Print exactly the lines from the first one down to the line that contains "import plotly.graph_objects as go", both included, and skip the pictures.

Dataset excerpt:

--- start ---

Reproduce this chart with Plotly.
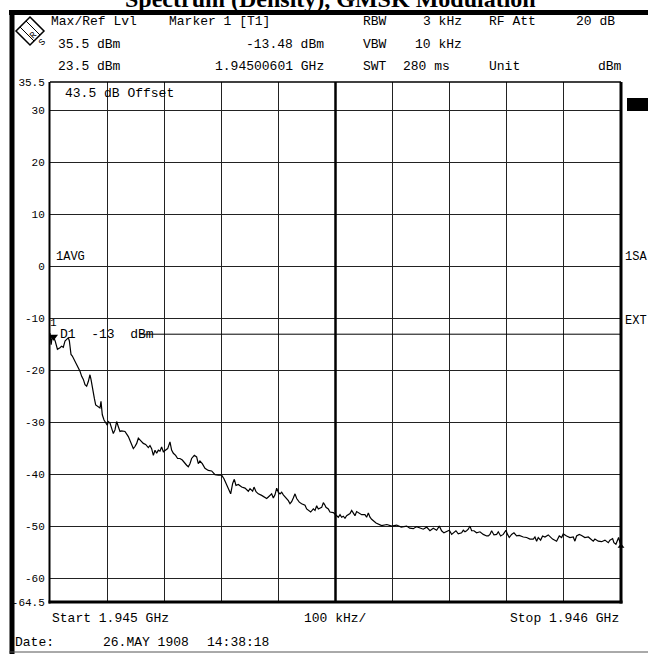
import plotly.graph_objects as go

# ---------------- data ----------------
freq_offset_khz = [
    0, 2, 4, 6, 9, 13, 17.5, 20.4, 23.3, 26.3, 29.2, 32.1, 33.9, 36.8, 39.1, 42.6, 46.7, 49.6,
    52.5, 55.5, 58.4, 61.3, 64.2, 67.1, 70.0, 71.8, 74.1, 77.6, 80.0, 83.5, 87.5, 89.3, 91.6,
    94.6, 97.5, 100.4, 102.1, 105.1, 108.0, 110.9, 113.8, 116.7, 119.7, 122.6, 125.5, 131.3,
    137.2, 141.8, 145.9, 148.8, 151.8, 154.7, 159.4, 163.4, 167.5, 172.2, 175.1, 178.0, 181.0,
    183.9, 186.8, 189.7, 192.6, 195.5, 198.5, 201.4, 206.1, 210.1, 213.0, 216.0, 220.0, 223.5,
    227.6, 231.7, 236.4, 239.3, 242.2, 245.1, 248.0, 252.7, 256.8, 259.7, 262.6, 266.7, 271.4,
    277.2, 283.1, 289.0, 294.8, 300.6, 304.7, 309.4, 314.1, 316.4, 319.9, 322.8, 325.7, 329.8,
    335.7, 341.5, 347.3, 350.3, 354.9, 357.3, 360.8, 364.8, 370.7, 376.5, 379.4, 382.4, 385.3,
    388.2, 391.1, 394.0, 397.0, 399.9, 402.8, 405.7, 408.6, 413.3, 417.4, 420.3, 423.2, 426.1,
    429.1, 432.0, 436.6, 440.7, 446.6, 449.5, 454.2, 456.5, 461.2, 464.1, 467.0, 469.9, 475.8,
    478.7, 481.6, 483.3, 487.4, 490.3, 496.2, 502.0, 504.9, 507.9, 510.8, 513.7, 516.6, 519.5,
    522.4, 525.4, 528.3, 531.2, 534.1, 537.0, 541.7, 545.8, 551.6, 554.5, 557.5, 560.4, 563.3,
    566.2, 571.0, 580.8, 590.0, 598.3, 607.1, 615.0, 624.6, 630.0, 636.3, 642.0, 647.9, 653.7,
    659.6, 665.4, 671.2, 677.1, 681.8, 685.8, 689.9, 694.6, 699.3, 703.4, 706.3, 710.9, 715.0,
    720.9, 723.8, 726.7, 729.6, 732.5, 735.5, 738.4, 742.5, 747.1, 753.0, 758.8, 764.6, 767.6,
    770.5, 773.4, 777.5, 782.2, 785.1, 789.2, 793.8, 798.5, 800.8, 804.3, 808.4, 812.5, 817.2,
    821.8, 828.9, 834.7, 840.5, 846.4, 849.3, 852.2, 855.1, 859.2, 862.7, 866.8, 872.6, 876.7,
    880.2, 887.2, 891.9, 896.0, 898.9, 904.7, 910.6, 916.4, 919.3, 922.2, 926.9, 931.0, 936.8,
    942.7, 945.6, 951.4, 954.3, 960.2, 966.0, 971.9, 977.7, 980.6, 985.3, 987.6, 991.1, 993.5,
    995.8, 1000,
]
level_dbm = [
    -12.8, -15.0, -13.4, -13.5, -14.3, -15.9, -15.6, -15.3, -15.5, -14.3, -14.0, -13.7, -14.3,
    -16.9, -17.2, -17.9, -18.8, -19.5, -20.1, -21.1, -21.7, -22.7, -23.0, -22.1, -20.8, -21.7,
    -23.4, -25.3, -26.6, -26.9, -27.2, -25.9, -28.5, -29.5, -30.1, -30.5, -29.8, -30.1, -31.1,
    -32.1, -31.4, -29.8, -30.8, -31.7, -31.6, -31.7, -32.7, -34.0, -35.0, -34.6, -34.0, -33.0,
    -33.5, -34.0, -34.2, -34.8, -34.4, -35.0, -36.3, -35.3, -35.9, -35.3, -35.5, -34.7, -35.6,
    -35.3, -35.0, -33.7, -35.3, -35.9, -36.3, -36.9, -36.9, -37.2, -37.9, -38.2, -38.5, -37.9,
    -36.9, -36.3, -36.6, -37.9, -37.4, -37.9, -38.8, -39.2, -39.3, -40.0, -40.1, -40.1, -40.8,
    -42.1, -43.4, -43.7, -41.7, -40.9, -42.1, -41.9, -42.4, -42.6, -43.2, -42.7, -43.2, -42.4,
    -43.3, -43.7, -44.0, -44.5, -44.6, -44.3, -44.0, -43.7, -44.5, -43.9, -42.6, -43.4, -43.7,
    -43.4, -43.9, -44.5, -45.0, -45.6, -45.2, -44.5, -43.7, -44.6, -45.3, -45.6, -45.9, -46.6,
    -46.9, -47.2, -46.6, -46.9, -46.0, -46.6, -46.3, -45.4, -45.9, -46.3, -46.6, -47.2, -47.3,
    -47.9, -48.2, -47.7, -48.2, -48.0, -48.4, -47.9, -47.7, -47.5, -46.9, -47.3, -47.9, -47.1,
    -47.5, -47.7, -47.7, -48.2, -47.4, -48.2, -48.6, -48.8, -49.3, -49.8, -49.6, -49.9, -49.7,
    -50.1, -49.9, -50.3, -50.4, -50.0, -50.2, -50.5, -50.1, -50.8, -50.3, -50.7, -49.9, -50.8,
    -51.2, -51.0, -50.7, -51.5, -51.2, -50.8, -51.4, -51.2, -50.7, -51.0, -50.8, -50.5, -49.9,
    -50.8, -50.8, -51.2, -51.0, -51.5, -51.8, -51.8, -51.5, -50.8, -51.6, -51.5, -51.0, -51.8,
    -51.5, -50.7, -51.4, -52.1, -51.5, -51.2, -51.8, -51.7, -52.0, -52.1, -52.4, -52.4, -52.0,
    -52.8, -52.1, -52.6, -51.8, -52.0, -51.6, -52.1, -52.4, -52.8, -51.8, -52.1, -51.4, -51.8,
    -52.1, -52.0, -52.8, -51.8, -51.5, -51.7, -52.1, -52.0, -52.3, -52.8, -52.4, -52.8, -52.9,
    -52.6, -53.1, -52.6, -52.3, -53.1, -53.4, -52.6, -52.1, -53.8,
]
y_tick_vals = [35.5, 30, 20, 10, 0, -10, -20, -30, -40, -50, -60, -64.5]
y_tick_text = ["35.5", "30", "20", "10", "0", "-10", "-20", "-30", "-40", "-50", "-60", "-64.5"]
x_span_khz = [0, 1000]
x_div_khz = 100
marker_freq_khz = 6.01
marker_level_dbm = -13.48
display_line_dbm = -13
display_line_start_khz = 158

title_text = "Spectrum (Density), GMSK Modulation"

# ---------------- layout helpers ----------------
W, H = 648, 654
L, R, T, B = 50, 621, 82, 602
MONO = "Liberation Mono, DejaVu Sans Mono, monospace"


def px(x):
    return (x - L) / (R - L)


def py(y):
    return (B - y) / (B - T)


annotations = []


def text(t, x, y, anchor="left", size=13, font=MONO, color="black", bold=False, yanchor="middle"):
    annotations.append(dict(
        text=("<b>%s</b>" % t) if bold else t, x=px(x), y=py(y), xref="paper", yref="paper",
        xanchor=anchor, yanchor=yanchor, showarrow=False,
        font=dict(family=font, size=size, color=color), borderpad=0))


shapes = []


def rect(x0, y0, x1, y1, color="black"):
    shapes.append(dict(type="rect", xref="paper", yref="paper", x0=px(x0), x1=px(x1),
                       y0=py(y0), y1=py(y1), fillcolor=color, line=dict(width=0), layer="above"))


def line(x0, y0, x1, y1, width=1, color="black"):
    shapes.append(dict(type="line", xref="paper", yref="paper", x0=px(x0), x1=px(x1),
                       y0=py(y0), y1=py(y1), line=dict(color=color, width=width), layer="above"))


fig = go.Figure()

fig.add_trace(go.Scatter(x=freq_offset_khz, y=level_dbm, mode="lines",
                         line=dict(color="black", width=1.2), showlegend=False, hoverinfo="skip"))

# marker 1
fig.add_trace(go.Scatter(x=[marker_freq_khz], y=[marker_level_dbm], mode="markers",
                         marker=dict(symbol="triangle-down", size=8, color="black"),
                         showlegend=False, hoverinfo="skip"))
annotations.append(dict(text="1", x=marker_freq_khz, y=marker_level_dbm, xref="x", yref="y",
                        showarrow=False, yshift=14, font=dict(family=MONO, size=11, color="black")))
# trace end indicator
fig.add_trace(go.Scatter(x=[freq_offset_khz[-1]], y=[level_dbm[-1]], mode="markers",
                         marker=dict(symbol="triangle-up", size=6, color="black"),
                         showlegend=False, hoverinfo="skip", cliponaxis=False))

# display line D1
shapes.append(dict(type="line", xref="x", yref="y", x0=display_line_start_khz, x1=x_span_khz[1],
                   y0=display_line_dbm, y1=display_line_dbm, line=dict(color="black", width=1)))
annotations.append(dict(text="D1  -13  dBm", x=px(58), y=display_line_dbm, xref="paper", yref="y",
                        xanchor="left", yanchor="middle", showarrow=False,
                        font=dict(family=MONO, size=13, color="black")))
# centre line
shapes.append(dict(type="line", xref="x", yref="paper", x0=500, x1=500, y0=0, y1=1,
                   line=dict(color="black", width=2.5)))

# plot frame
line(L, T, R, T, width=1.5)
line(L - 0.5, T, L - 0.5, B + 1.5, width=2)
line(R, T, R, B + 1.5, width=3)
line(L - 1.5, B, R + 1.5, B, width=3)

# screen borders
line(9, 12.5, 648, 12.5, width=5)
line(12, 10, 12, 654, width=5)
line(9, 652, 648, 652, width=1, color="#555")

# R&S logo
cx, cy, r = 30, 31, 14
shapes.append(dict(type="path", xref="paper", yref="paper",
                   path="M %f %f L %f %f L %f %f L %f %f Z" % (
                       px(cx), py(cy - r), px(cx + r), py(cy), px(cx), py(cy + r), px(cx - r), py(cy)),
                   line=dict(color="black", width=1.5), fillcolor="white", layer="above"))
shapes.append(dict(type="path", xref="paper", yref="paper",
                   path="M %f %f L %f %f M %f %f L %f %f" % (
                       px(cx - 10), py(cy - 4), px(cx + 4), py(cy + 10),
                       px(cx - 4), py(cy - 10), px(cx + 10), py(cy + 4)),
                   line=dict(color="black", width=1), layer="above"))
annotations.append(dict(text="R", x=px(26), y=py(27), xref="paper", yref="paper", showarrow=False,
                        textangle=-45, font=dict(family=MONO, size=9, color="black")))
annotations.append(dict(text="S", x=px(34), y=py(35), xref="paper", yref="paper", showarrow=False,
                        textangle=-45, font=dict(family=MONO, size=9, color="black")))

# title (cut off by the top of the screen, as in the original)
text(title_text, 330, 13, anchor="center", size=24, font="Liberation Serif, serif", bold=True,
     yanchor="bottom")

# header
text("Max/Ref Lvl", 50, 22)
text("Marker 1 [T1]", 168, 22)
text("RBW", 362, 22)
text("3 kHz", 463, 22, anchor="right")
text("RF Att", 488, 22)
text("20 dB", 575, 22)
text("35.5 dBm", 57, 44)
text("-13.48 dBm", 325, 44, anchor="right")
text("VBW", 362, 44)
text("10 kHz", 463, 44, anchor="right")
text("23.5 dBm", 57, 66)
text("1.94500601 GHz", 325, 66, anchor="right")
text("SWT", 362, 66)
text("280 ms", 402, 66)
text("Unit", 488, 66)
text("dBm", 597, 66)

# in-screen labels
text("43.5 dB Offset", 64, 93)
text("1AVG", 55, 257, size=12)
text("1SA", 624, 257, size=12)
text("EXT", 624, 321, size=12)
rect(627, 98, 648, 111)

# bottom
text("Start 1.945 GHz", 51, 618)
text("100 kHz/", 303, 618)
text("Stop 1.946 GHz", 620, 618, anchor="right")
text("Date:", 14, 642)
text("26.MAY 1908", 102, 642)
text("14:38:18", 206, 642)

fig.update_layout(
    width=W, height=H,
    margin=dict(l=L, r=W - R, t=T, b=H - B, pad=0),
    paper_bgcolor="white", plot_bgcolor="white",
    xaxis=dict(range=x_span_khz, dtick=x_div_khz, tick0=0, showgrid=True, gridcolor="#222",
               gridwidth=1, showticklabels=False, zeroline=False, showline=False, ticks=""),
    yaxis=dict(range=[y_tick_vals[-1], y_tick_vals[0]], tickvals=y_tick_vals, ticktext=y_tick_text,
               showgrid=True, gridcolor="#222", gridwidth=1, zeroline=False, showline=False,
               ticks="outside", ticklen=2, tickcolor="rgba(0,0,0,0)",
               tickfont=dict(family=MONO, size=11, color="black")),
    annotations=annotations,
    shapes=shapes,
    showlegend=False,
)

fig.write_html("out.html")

--- end ---

Task result:
Reproduce this chart with Plotly.
import plotly.graph_objects as go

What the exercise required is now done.